Average EBIT margins for top auto OEMs
He said: “This indicates pressure on the supplier chain parts businesses from several areas, leading to unpredictability and constraints exacerbated by the lack of clarity over demand from the OEMs, who have suffered large swings in their production targets and volumes over the last few years.
“There have also been bottlenecks to sourcing raw materials and labour shortages as employee expectations have shifted from manufacturing and production jobs to other roles or industries.”
Average EBIT margin for top auto suppliers
Therefore, a large scale is required to provide more meaningful returns on capital investment, which is always evident in capital-intensive businesses.
Strategic changes will be necessary to develop the scale needed, Owen insists.
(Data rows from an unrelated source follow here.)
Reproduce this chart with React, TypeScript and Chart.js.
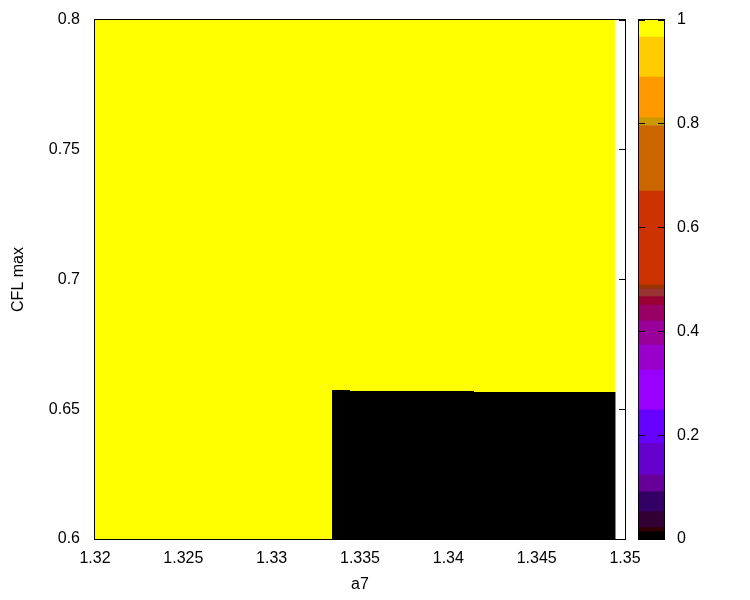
import React, { useEffect, useRef } from 'react';
import { Chart, registerables } from 'chart.js';

Chart.register(...registerables);

const FONT = '"Liberation Sans", Arial, Helvetica, sans-serif';

// Axes
const xLimits = [1.32, 1.35];
const yLimits = [0.6, 0.8];
const xTickValues = [1.32, 1.325, 1.33, 1.335, 1.34, 1.345, 1.35];
const xTickLabels = ['1.32', '1.325', '1.33', '1.335', '1.34', '1.345', '1.35'];
const yTickValues = [0.6, 0.65, 0.7, 0.75, 0.8];
const yTickLabels = ['0.6', '0.65', '0.7', '0.75', '0.8'];

// Map extent (value 1 everywhere it is not 0)
const mapX = [1.32, 1.349472];
const mapTop = [0.8, 0.8];

// Region with value 0 (stepped upper boundary)
const zeroX = [1.333415, 1.334434, 1.341453, 1.348472, 1.349472];
const zeroTop = [0.657803, 0.657418, 0.657033, 0.656647, 0.656647];

// Colour bar
const cbStops = [0, 0.0141, 0.0218, 0.0526, 0.0911, 0.1233, 0.1844, 0.2486, 0.3256, 0.3738, 0.42, 0.4509, 0.4669, 0.4817, 0.4894, 0.6705, 0.7963, 0.8118, 0.8902, 0.9672, 1];
const cbColors = ['#000000', '#330000', '#330033', '#330066', '#660099', '#6600CC', '#6600FF', '#9900FF', '#9900CC', '#990099', '#990066', '#990033', '#993333', '#993300', '#CC3300', '#CC6600', '#CC9900', '#FF9900', '#FFCC00', '#FFFF00'];
const cbTickValues = [0, 0.2, 0.4, 0.6, 0.8, 1];
const cbTickLabels = ['0', '0.2', '0.4', '0.6', '0.8', '1'];

const mainFrame = {
  id: 'mainFrame',
  beforeDatasetsDraw(chart: any) {
    const { ctx, chartArea: a, scales } = chart;
    ctx.save();
    ctx.strokeStyle = '#000';
    ctx.lineWidth = 1;
    ctx.beginPath();
    for (const v of yTickValues) {
      const y = Math.floor(scales.y.getPixelForValue(v)) + 0.5;
      ctx.moveTo(a.left, y); ctx.lineTo(a.left + 6, y);
      ctx.moveTo(a.right - 6, y); ctx.lineTo(a.right, y);
    }
    for (const v of xTickValues) {
      const x = Math.floor(scales.x.getPixelForValue(v)) + 0.5;
      ctx.moveTo(x, a.bottom); ctx.lineTo(x, a.bottom - 6);
      ctx.moveTo(x, a.top); ctx.lineTo(x, a.top + 6);
    }
    ctx.stroke();
    ctx.restore();
  },
  afterDatasetsDraw(chart: any) {
    const { ctx, chartArea: a } = chart;
    ctx.save();
    ctx.strokeStyle = '#000';
    ctx.lineWidth = 1;
    ctx.strokeRect(a.left - 0.5, a.top - 0.5, a.right - a.left + 1, a.bottom - a.top + 1);
    ctx.restore();
  },
};

const cbFrame = {
  id: 'cbFrame',
  afterDatasetsDraw(chart: any) {
    const { ctx, chartArea: a, scales } = chart;
    ctx.save();
    ctx.strokeStyle = '#000';
    ctx.lineWidth = 1;
    ctx.beginPath();
    for (const v of cbTickValues) {
      const y = Math.floor(scales.y.getPixelForValue(v)) + 0.5;
      ctx.moveTo(a.left, y); ctx.lineTo(a.left + 6, y);
      ctx.moveTo(a.right - 6, y); ctx.lineTo(a.right, y);
    }
    ctx.stroke();
    ctx.strokeRect(a.left - 0.5, a.top - 0.5, a.right - a.left + 1, a.bottom - a.top + 1);
    ctx.restore();
  },
};

export default function App() {
  const mainRef = useRef<HTMLCanvasElement>(null);
  const cbRef = useRef<HTMLCanvasElement>(null);

  useEffect(() => {
    const font = { family: FONT, size: 16 };
    const main = new Chart(mainRef.current as HTMLCanvasElement, {
      type: 'line',
      data: {
        datasets: [
          {
            label: 'zero',
            data: zeroX.map((x, i) => ({ x, y: zeroTop[i] })),
            stepped: 'after',
            fill: 'start',
            backgroundColor: cbColors[0],
            borderColor: 'rgba(0,0,0,0)',
            borderWidth: 0,
            pointRadius: 0,
            order: 1,
          } as any,
          {
            label: 'one',
            data: mapX.map((x, i) => ({ x, y: mapTop[i] })),
            fill: 'start',
            backgroundColor: cbColors[cbColors.length - 1],
            borderColor: 'rgba(0,0,0,0)',
            borderWidth: 0,
            pointRadius: 0,
            order: 2,
          } as any,
        ],
      },
      options: {
        animation: false,
        responsive: false,
        devicePixelRatio: 1,
        layout: { padding: { left: 0, right: 125, top: 20, bottom: 0 } },
        plugins: { legend: { display: false }, tooltip: { enabled: false } },
        scales: {
          x: {
            type: 'linear',
            min: xLimits[0],
            max: xLimits[1],
            afterBuildTicks: (s: any) => { s.ticks = xTickValues.map((value) => ({ value })); },
            afterFit: (s: any) => { s.height = 61; },
            ticks: {
              callback: (_v: any, i: number) => xTickLabels[i],
              autoSkip: false,
              maxRotation: 0,
              font,
              color: '#000',
              padding: 10,
            },
            grid: { display: false, drawTicks: false },
            border: { display: false },
            title: { display: true, text: 'a7', font, color: '#000', padding: { top: 0, bottom: 6 } },
          },
          y: {
            type: 'linear',
            min: yLimits[0],
            max: yLimits[1],
            afterBuildTicks: (s: any) => { s.ticks = yTickValues.map((value) => ({ value })); },
            afterFit: (s: any) => { s.width = 95; s.paddingTop = 0; s.paddingBottom = 0; },
            ticks: {
              callback: (_v: any, i: number) => yTickLabels[i],
              autoSkip: false,
              font,
              color: '#000',
              padding: 15,
            },
            grid: { display: false, drawTicks: false },
            border: { display: false },
            title: { display: true, text: 'CFL max', font, color: '#000', padding: { top: 9, bottom: 0 } },
          },
        },
      } as any,
      plugins: [mainFrame],
    });

    const cb = new Chart(cbRef.current as HTMLCanvasElement, {
      type: 'bar',
      data: {
        labels: [''],
        datasets: cbColors.map((c, i) => ({
          label: 'band' + i,
          data: [[cbStops[i], cbStops[i + 1]]],
          backgroundColor: c,
          borderWidth: 0,
          grouped: false,
          barPercentage: 1,
          categoryPercentage: 1,
        })) as any,
      },
      options: {
        animation: false,
        responsive: false,
        devicePixelRatio: 1,
        layout: { padding: { left: 9, right: 0, top: 20, bottom: 61 } },
        plugins: { legend: { display: false }, tooltip: { enabled: false } },
        scales: {
          x: { display: false },
          y: {
            type: 'linear',
            position: 'right',
            min: 0,
            max: 1,
            afterBuildTicks: (s: any) => { s.ticks = cbTickValues.map((value) => ({ value })); },
            afterFit: (s: any) => { s.width = 86; s.paddingTop = 0; s.paddingBottom = 0; },
            ticks: {
              callback: (_v: any, i: number) => cbTickLabels[i],
              autoSkip: false,
              font,
              color: '#000',
              padding: 13,
            },
            grid: { display: false, drawTicks: false },
            border: { display: false },
          },
        },
      } as any,
      plugins: [cbFrame],
    });

    return () => {
      main.destroy();
      cb.destroy();
    };
  }, []);

  return (
    <div style={{ position: 'fixed', left: 0, top: 0, width: 750, height: 600, background: '#fff' }}>
      <canvas ref={mainRef} width={750} height={600} style={{ position: 'absolute', left: 0, top: 0, width: 750, height: 600 }} />
      <canvas ref={cbRef} width={120} height={600} style={{ position: 'absolute', left: 630, top: 0, width: 120, height: 600 }} />
    </div>
  );
}
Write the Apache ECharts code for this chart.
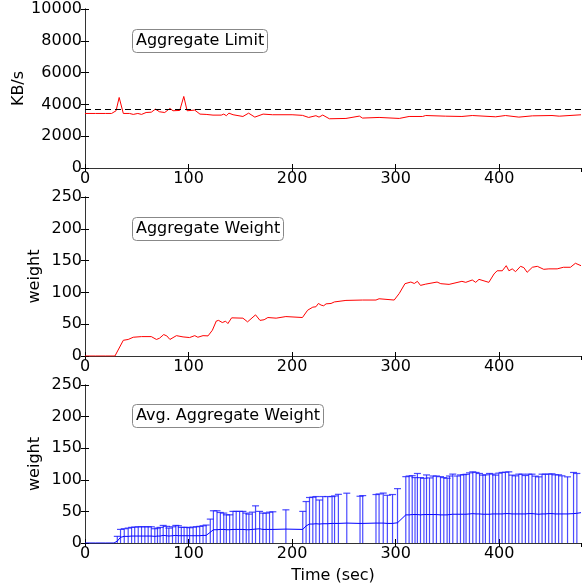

That means focusing on new markets, such as BEV and ADAS products, which should generate high-profit margins and that much-needed scale. Consolidation and even more partnering agreements between OEMs or legacy parts providers are also expected in the medium-to-long term.
OEMS are partnering to support the manufacturing of vehicles, but they are joining forces to reap the rewards in customer service areas too. Ford and Tesla’s recently announced partnership in the US, which allows the former’s customers to use the latter’s charging network, is a prime example, according to Owen.
He concluded: “Whether it’s supply chain or distribution of vehicles, continued technological evolution and the significant investment required, the automotive industry is being forced to consider different options to gain economies of scale and achieve the return on investment necessary to satisfy shareholder demands.”
Philip Nothard said: “Scaling up is a trend that’s becoming widespread in manufacturing. OEMs not already on board could do worse than take a leaf from competitors’ books. That’s if they want to remain in a strong position as both local and global issues persist.”